To apply Porter’s Cluster analysis to evaluate your economy and potentially implement a new cluster, the best bet is to hire a consulting firm with a proven track record of successful application of the model. The process requires experience to execute correctly and interpret the statistical results.
Place development of clusters
Conceptually, industry clusters have become the core strategy of economic development policy in many parts of the world. It is now a universally accepted fact that successful regional economies are, to varying degrees, specialized.
Even the most diversified regions are home to industries that, because of historical accident, targeted recruitment, or geographic peculiarities, are found in higher concentrations than in other places. Competitive advantage of a place can be best understood in terms of the comparative advantages of specific industries within that places borders.
No nation, and certainly no region, can be outstanding at producing everything. Therefore successful place managers develop strengths and focus innovative capacities on certain types of industries, or clusters.

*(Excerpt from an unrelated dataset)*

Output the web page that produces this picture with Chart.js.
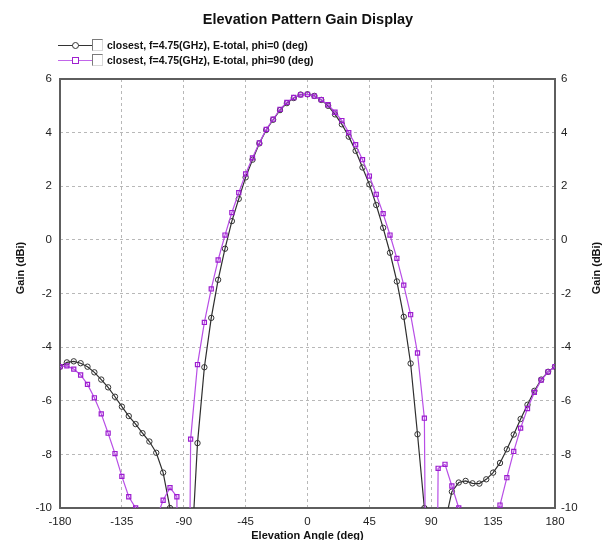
<!DOCTYPE html>
<html lang="en">
<head>
  <meta charset="UTF-8" />
  <title>Elevation Pattern Gain Display</title>
  <script src="https://cdn.jsdelivr.net/npm/chart.js"></script>
  <style>
    body { margin: 0; background: #fff; font-family: Arial, "Liberation Sans", sans-serif; }
    #quadro { position: relative; width: 608px; height: 540px; }
    #grafico { position: absolute; left: 0; top: 0; }
    h1 { position: absolute; left: 0; width: 616px; top: 10px; margin: 0; font-size: 14.5px; line-height: 18px; text-align: center; font-weight: bold; color: #111; }
    .leg { position: absolute; left: 58px; height: 12px; display: flex; align-items: center; font-size: 10.5px; font-weight: bold; color: #111; white-space: nowrap; }
    .amostra { position: relative; width: 34px; height: 12px; }
    .amostra .linha { position: absolute; left: 0; right: 0; top: 6px; height: 1px; }
    .amostra .marca { position: absolute; left: 14px; top: 3px; width: 5px; height: 5px; border: 1px solid; background: #fff; }
    .caixa { width: 9px; height: 10px; border-top: 1px solid #7a7a7a; border-left: 1px solid #7a7a7a; border-right: 1px solid #d8d8d8; border-bottom: 1px solid #d8d8d8; margin-right: 4px; }
  </style>
</head>
<body>
  <div id="quadro">
    <canvas id="grafico" width="608" height="540"></canvas>
    <h1>Elevation Pattern Gain Display</h1>
    <!-- legenda das duas curvas -->
    <div class="leg" style="top:39px">
      <div class="amostra"><div class="linha" style="background:#333"></div><div class="marca" style="border-color:#333;border-radius:50%"></div></div>
      <div class="caixa"></div>closest, f=4.75(GHz), E-total, phi=0 (deg)
    </div>
    <div class="leg" style="top:54px">
      <div class="amostra"><div class="linha" style="background:#c266ea"></div><div class="marca" style="border-color:#a020d0"></div></div>
      <div class="caixa"></div>closest, f=4.75(GHz), E-total, phi=90 (deg)
    </div>
  </div>

  <script>
    // angulo de elevacao (graus)
    const angulos = [-180, -175, -170, -165, -160, -155, -150, -145, -140, -135,
      -130, -125, -120, -115, -110, -105, -100, -95, -90, -85,
      -80, -75, -70, -65, -60, -55, -50, -45, -40, -35,
      -30, -25, -20, -15, -10, -5, 0, 5, 10, 15,
      20, 25, 30, 35, 40, 45, 50, 55, 60, 65,
      70, 75, 80, 85, 90, 95, 100, 105, 110, 115,
      120, 125, 130, 135, 140, 145, 150, 155, 160, 165,
      170, 175, 180];

    // ganho em dBi, phi = 0
    const ganhoPhi0 = [-4.73, -4.57, -4.53, -4.60, -4.73, -4.94, -5.21, -5.50, -5.85, -6.22,
      -6.57, -6.87, -7.21, -7.52, -7.94, -8.68, -10.0, -13.5, -15.0, -12.3,
      -7.58, -4.75, -2.91, -1.49, -0.33, 0.70, 1.53, 2.33, 2.99, 3.60,
      4.10, 4.48, 4.84, 5.10, 5.29, 5.42, 5.43, 5.37, 5.22, 5.00,
      4.68, 4.31, 3.85, 3.32, 2.70, 2.07, 1.30, 0.45, -0.48, -1.55,
      -2.87, -4.61, -7.25, -10.0, -15.0, -13.0, -10.55, -9.39, -9.05, -8.99,
      -9.08, -9.09, -8.93, -8.68, -8.32, -7.81, -7.26, -6.68, -6.15, -5.63,
      -5.21, -4.92, -4.73];

    // ganho em dBi, phi = 90
    const ganhoPhi90 = [-4.73, -4.70, -4.82, -5.04, -5.39, -5.89, -6.49, -7.21, -7.97, -8.82,
      -9.58, -10.0, -11.2, -11.5, -10.4, -9.71, -9.24, -9.58, -40.0, -7.43,
      -4.65, -3.08, -1.83, -0.75, 0.18, 1.02, 1.76, 2.46, 3.06, 3.62,
      4.12, 4.50, 4.87, 5.13, 5.31, 5.41, 5.43, 5.36, 5.23, 5.04,
      4.76, 4.45, 4.00, 3.55, 2.99, 2.38, 1.70, 0.98, 0.18, -0.69,
      -1.69, -2.79, -4.22, -6.65, -40.0, -8.52, -8.37, -9.18, -10.0, -12.0,
      -13.0, -13.0, -12.5, -11.5, -9.89, -8.87, -7.89, -7.02, -6.29, -5.69,
      -5.23, -4.92, -4.73];

    const ticksX = [-180, -135, -90, -45, 0, 45, 90, 135, 180];
    const ticksY = [-10, -8, -6, -4, -2, 0, 2, 4, 6];

    const fonte = 'Arial, "Liberation Sans", sans-serif';
    const fonteTicks = { family: fonte, size: 11.5 };

    // moldura do grafico e titulos dos eixos
    const moldura = {
      id: 'moldura',
      beforeDatasetsDraw(chart) {
        const { ctx, chartArea: a } = chart;
        ctx.save();
        ctx.strokeStyle = '#5e5e5e';
        ctx.lineWidth = 2;
        ctx.strokeRect(a.left, a.top, a.right - a.left, a.bottom - a.top);
        ctx.restore();
      },
      afterDraw(chart) {
        const { ctx, chartArea: a } = chart;
        ctx.save();
        ctx.fillStyle = '#111';
        ctx.font = 'bold 11px ' + fonte;
        ctx.textAlign = 'center';
        ctx.textBaseline = 'middle';
        ctx.fillText('Elevation Angle (deg)', (a.left + a.right) / 2, 536);
        [21, 597].forEach(x => {
          ctx.save();
          ctx.translate(x, 268);
          ctx.rotate(-Math.PI / 2);
          ctx.fillText('Gain (dBi)', 0, 0);
          ctx.restore();
        });
        ctx.restore();
      }
    };

    const grade = { color: '#b8b8b8', lineWidth: 1, drawTicks: false };
    const eixoY = (lado, largura) => ({
      position: lado,
      min: -10,
      max: 6,
      afterBuildTicks: s => { s.ticks = ticksY.map(v => ({ value: v })); },
      afterFit: s => { s.width = largura; },
      grid: lado === 'left' ? grade : { display: false, drawTicks: false },
      border: { display: false, dash: [3, 3] },
      ticks: { color: '#222', font: fonteTicks, padding: lado === 'left' ? 8 : 6 }
    });

    new Chart(document.getElementById('grafico'), {
      type: 'line',
      data: {
        datasets: [
          {
            label: 'closest, f=4.75(GHz), E-total, phi=0 (deg)',
            data: angulos.map((a, i) => ({ x: a, y: ganhoPhi0[i] })),
            borderColor: '#2e2e2e',
            borderWidth: 1.2,
            pointStyle: 'circle',
            pointRadius: 2.7,
            pointBorderWidth: 1,
            pointBorderColor: '#333',
            pointBackgroundColor: 'rgba(255,255,255,0)',
            tension: 0,
            order: 2
          },
          {
            label: 'closest, f=4.75(GHz), E-total, phi=90 (deg)',
            data: angulos.map((a, i) => ({ x: a, y: ganhoPhi90[i] })),
            borderColor: '#b84ee6',
            borderWidth: 1.2,
            pointStyle: 'rect',
            pointRadius: 2.9,
            pointBorderWidth: 1.2,
            pointBorderColor: '#9c1ccf',
            pointBackgroundColor: 'rgba(255,255,255,0)',
            tension: 0,
            order: 1
          }
        ]
      },
      options: {
        responsive: false,
        animation: false,
        layout: { padding: { top: 79, left: 0, right: 0, bottom: 0 } },
        plugins: { legend: { display: false }, tooltip: { enabled: false }, title: { display: false } },
        scales: {
          x: {
            type: 'linear',
            min: -180,
            max: 180,
            afterBuildTicks: s => { s.ticks = ticksX.map(v => ({ value: v })); },
            afterFit: s => { s.height = 32; },
            grid: grade,
            border: { display: false, dash: [3, 3] },
            ticks: { color: '#222', font: fonteTicks, padding: 7, maxRotation: 0, autoSkip: false }
          },
          y: eixoY('left', 60),
          y2: eixoY('right', 53)
        }
      },
      plugins: [moldura]
    });
  </script>
</body>
</html>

Clustering provides firms with access to more suppliers and specialized support services, experienced and skilled labor pools and the inevitable knowledge leakage that occurs where people meet and talk about business. The advantages of place draw not only similar but also complementary enterprises and, as a result, clusters become a breeding ground for new clusters.
Positive place management results are often found in places where a clear priority has prevailed for some years, like Tuttlingen which my colleague Michael Deutsch wrote a blog about recently, or Grythyttan, which Christer Asplund wrote about.
It is a common mistake to make the cluster development strategy too diverse. We have seen many places ending up in frustration and missed opportunities because they pursued too many simultaneous leads and projects.
In order to focus one needs to rely on recognized and authorized strategic place branding and development plans. Via such a plan a place manager can exclude certain areas of concern and instead concentrate on a few priority issues.
A map of successful place clusters in Europe
Numerous existing European places have grown because of a consistent focus on a specific competence or a business cluster. In these best cases the place managers have managed to stick to a focus where the private and public sectors can coordinate their efforts. In the figure below we highlight some of them.
All focused places rely on a tight place management interaction between private and public stakeholders, and this can be achieved using the Quad Helix model.
Focused places have concentrated their efforts on business areas where they can foresee an increased demand for products or services. Without professional place management support and focus on the various attractions, the place brands would quickly deteriorate and end up in the big store of anonymous and forgotten places.